Discussions found on the web:
  1. Theinvestingspeculator commented on Jul 6

    I here the bull saying that the bear market is almost over. I think it is going to be one of the longer bears. Eli broad says it is the worst since WWII

  2. Mike in NoLA commented on Jul 6

    Pardon my intellectual laziness, but I’m too busy today to look hard. How was the beginning of the bear market determines in the table that was published?


    <>BR: We’re too intellectually lazy to look that up . . .

  3. Dave commented on Jul 6

    I don’t buy the before and after distinction either. Until you can quantify the beginning and the end of denial, migration, and panic stages, who is to really know if/which bubble we are busy correcting right now? If the stock market does any macro discounting at all, and I believe it does, this has to be taken into account. Counting day is like hoping it won’t rain on your barbeque.

  4. VJ commented on Jul 6

    I don’t really buy breaking the 2000 Crash…

    What “2000 crash” ?

    * DJIA CLOSE JAN 03RD, 2000: 11,357.51

    * DJIA CLOSE JAN 14TH, 2000: 11,722.98

    * DJIA CLOSE DEC 29TH, 2000: 10,786.85


    BR: I’m not sure if you are joking . . .

  5. Troy commented on Jul 6


  6. VA commented on Jul 6

    Scary… it always takes longer to recover from a bear than it takes for it to form.

  7. Troy commented on Jul 6

    it always takes longer to recover from a bear than it takes for it to form

    Actually I think the chart is just confusing, with the 2nd bar being the total length of the bear market.

  8. Jay commented on Jul 6

    When is the bear over?
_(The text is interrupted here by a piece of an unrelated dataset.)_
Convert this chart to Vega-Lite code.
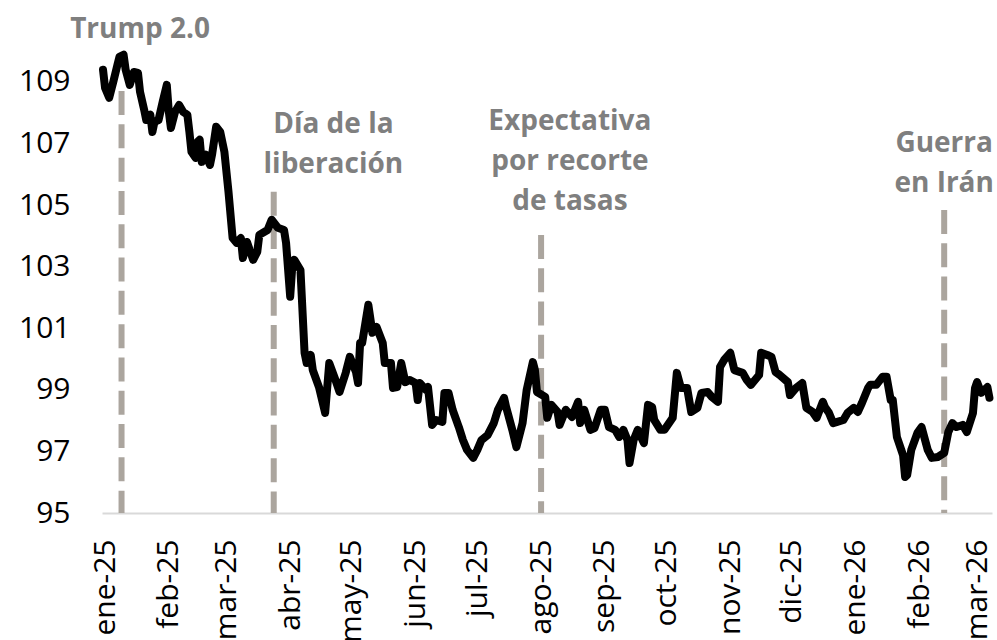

Do you have to wait for a new high or is it over when the market starts back up from the lows?

  9. Scott commented on Jul 7

    This guy is surprisingly innumerate, assuming that the average is what we will automatically get:

    More detail on bear markets from this past weekend’s Barron’s. Quoting Bespoke Investment Group, Barron’s agrees with our note last week that the average bear market sees a decline of about 30%. Further, when the market had declined the required 20% to be declared a bear, the downturn was, on average, 74% complete in terms of length. If that is so, we have 118 days to run and another 10% on the downside.